Academic interests
My work focuses on the Early Middle Ages, with a specific emphasis on Anglo-Saxon England. I am particularly interested in early Insular intellectual and monastic culture.
My monograph, Medical Texts in Anglo-Saxon Literary Culture, offers a fresh look at the Old English medical corpus, which contains the earliest complete collections of medical material in a Western vernacular language. While sometimes viewed as belonging primarily to popular culture or folk belief, I show that these texts were part of an elite, learned, intellectual culture.
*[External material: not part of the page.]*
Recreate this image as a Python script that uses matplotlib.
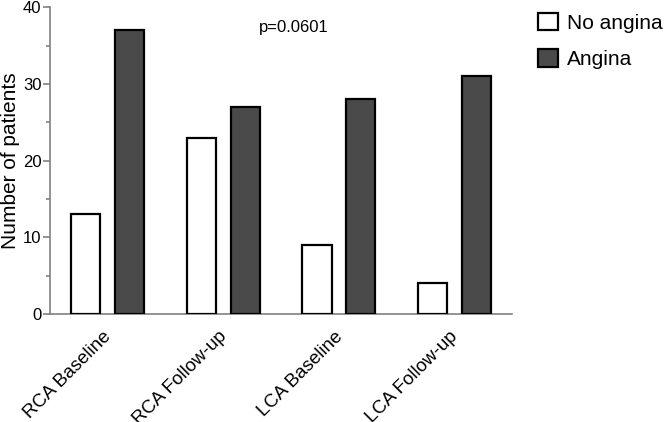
import matplotlib
matplotlib.use("Agg")
import matplotlib.pyplot as plt
import numpy as np
from matplotlib.patches import Patch
from matplotlib.ticker import MultipleLocator
from matplotlib.transforms import ScaledTranslation

plt.rcParams['font.family'] = ['Liberation Sans', 'DejaVu Sans']

categories = ["RCA Baseline", "RCA Follow-up", "LCA Baseline", "LCA Follow-up"]
no_angina = [13, 23, 9, 4]
angina = [37, 27, 28, 31]
series_labels = ["No angina", "Angina"]
p_text = "p=0.0601"

fig = plt.figure(figsize=(6.66, 4.22), dpi=100)
ax = fig.add_axes([0.075, 0.256, 0.694, 0.727])

x = np.arange(len(categories))
w = 0.252
off = 0.189
ax.bar(x - off, no_angina, w, color="white", edgecolor="black", linewidth=1.6, zorder=3)
ax.bar(x + off, angina, w, color="#4a4a4a", edgecolor="black", linewidth=1.6, zorder=3)

ax.set_xlim(-0.5, 3.5)
ax.set_ylim(0, 40)
ax.yaxis.set_major_locator(MultipleLocator(10))
ax.yaxis.set_minor_locator(MultipleLocator(5))
for s in ["top", "right"]:
    ax.spines[s].set_visible(False)
for s in ["left", "bottom"]:
    ax.spines[s].set_color("#808080")
    ax.spines[s].set_linewidth(1.2)
ax.tick_params(axis="y", which="major", length=5, width=1.2, color="#808080", labelsize=12, pad=1)
ax.tick_params(axis="y", which="minor", length=3, width=1.2, color="#808080")
ax.tick_params(axis="x", length=0, labelsize=13.5, pad=10)
ax.set_xticks(x)
ax.set_xticklabels(categories, rotation=45, ha="right", rotation_mode="default")
shift = ScaledTranslation(7 / 100, 0, fig.dpi_scale_trans)
for lbl in ax.get_xticklabels():
    lbl.set_transform(lbl.get_transform() + shift)
ax.set_ylabel("Number of patients", fontsize=15)
ax.yaxis.set_label_coords(-0.064, 0.5)

ax.text(1.61, 37.3, p_text, fontsize=12, ha="center", va="center")

handles = [Patch(facecolor="white", edgecolor="black", linewidth=1.6),
           Patch(facecolor="#4a4a4a", edgecolor="black", linewidth=1.6)]
fig.legend(handles, series_labels, loc="upper left", bbox_to_anchor=(0.789, 1.0),
           frameon=False, fontsize=15, handlelength=0.95, handleheight=0.95,
           handletextpad=0.45, labelspacing=0.8, borderaxespad=0.2)

fig.savefig("out.png", dpi=100)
My current research focuses on intellectual exchange between England and the Continent in the period of the Anglo-Saxon missions. More generally, I am interested in erudition, word play, ‘magical’ texts, theological disputes and exegesis, medieval reception of classical works, and early medieval scribal communities.
Background
D.Phil. in English (to 1550), University of Oxford, 2017.
M.St. in Medieval Studies, University of Oxford, 2012.
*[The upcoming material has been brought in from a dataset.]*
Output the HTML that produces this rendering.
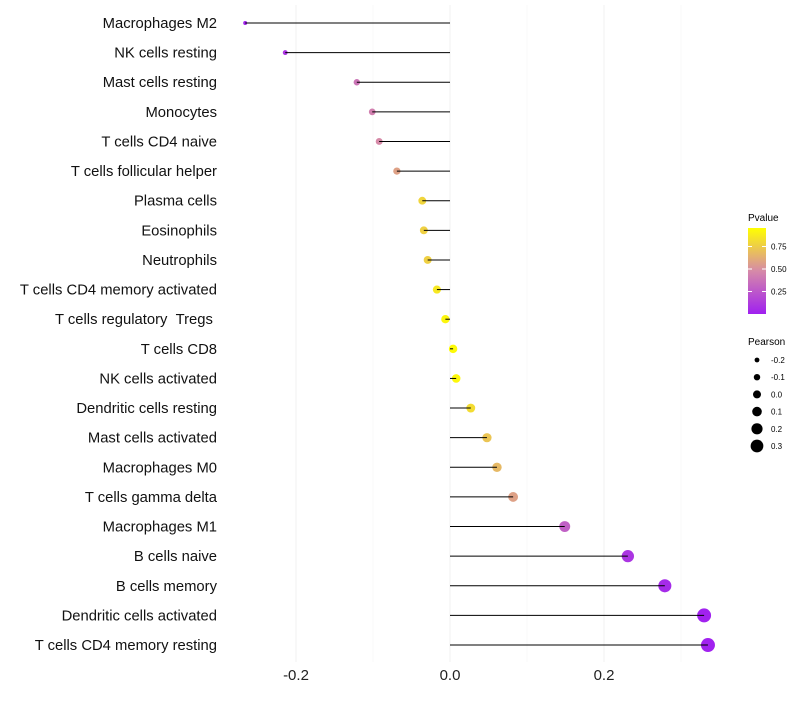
<!DOCTYPE html>
<html><head><meta charset="utf-8"><style>
body{margin:0;background:#fff;}
svg{font-family:"Liberation Sans",sans-serif;}
</style></head><body>
<svg id="chart" width="800" height="700">
<defs><linearGradient id="pg" x1="0" y1="1" x2="0" y2="0">
<stop offset="0" stop-color="#a020f0"/><stop offset="0.5" stop-color="#d68aa8"/><stop offset="1" stop-color="#ffff00"/>
</linearGradient></defs>
<g id="grid"></g><g id="points"></g><g id="marks"></g><g id="ylabels"></g><g id="xticks"></g>
<g id="legend">
<text x="748" y="221" font-size="10">Pvalue</text>
<rect x="748" y="228" width="18" height="86" fill="url(#pg)"/>
<g id="cbticks"></g>
<text x="748" y="345" font-size="10">Pearson</text>
<g id="sizeleg"></g>
</g>
</svg>
<script>
const categories=["Macrophages M2","NK cells resting","Mast cells resting","Monocytes","T cells CD4 naive","T cells follicular helper","Plasma cells","Eosinophils","Neutrophils","T cells CD4 memory activated","T cells regulatory \u00a0Tregs\u00a0","T cells CD8","NK cells activated","Dendritic cells resting","Mast cells activated","Macrophages M0","T cells gamma delta","Macrophages M1","B cells naive","B cells memory","Dendritic cells activated","T cells CD4 memory resting"];
const pearson=[-0.266,-0.214,-0.121,-0.101,-0.092,-0.069,-0.036,-0.034,-0.029,-0.017,-0.006,0.004,0.008,0.027,0.048,0.061,0.082,0.149,0.231,0.279,0.330,0.335];
const pvalue=[0.02,0.1,0.4,0.45,0.5,0.6,0.82,0.8,0.8,0.9,0.96,0.98,0.97,0.85,0.75,0.7,0.6,0.3,0.1,0.05,0.01,0.01];
const xTicks=[-0.2,0,0.2];
const xMinor=[-0.1,0.1,0.3];
const cbTicks=[0.25,0.5,0.75];
const sizeLegend=[-0.2,-0.1,0,0.1,0.2,0.3];
const NS="http://www.w3.org/2000/svg";
const X=v=>450+v*770;
const Y=i=>23+i*29.62;
const R=v=>2+(v+0.266)/0.6*5;
const CB=p=>314-p*90;
function lerp(a,b,t){return a.map((x,k)=>Math.round(x+(b[k]-x)*t));}
function col(p){const s=[[160,32,240],[214,138,168],[255,255,0]];const c=p<0.5?lerp(s[0],s[1],p/0.5):lerp(s[1],s[2],(p-0.5)/0.5);return `rgb(${c})`;}
function mk(tag,attrs,parent){const e=document.createElementNS(NS,tag);for(const k in attrs)e.setAttribute(k,attrs[k]);document.getElementById(parent).appendChild(e);return e;}
xMinor.forEach(v=>{const l=mk('line',{x1:X(v),x2:X(v),y1:5,y2:662,stroke:'#f7f7f7','stroke-width':0.6},'grid');

});
xTicks.forEach(v=>{const l=mk('line',{x1:X(v),x2:X(v),y1:5,y2:662,stroke:'#f0f0f0','stroke-width':1},'grid');


const t=mk('text',{x:X(v),y:680,'font-size':15,'text-anchor':'middle',fill:'#222'},'xticks');t.textContent=v===0?'0.0':v.toFixed(1);

});
categories.forEach((c,i)=>{
const d=mk('circle',{cx:X(pearson[i]),cy:Y(i),r:R(pearson[i]),fill:col(pvalue[i])},'points');


const l=mk('line',{x1:X(0),x2:X(pearson[i]),y1:Y(i),y2:Y(i),stroke:'#000','stroke-width':1},'marks');


const t=mk('text',{x:217,y:Y(i)+5,'font-size':14.8,'text-anchor':'end',fill:'#111'},'ylabels');t.textContent=c;

});
cbTicks.forEach(p=>{const l=mk('line',{x1:748,x2:752,y1:CB(p),y2:CB(p),stroke:'#fff'},'cbticks');


const l2=mk('line',{x1:762,x2:766,y1:CB(p),y2:CB(p),stroke:'#fff'},'cbticks');


const t=mk('text',{x:771,y:CB(p)+3,'font-size':8},'cbticks');t.textContent=p.toFixed(2);

});
sizeLegend.forEach((v,i)=>{const y=360+i*17.2;
const c=mk('circle',{cx:757,cy:y,r:R(v)*0.95,fill:'#000'},'sizeleg');


const t=mk('text',{x:771,y:y+3,'font-size':8},'sizeleg');t.textContent=v.toFixed(1);

});
</script>
</body></html>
B.A. in History (magna cum laude), University of Washington, 2011.
Publications
Medical Texts in Anglo-Saxon Literary Culture. Boydell & Brewer Press, 2020.
'The Royal Prayerbook and Early Insular Scribal Communities', Early Medieval Europe 29.2 (2021), 181-200.
'A Blood-Staunching Charm of Royal 2.A.xx and its Greek Text', Peritia 32 (2021), 149-62
'Translation Style and the Old English Herbarium’. Notes and Queries 63 (2016), 9-14.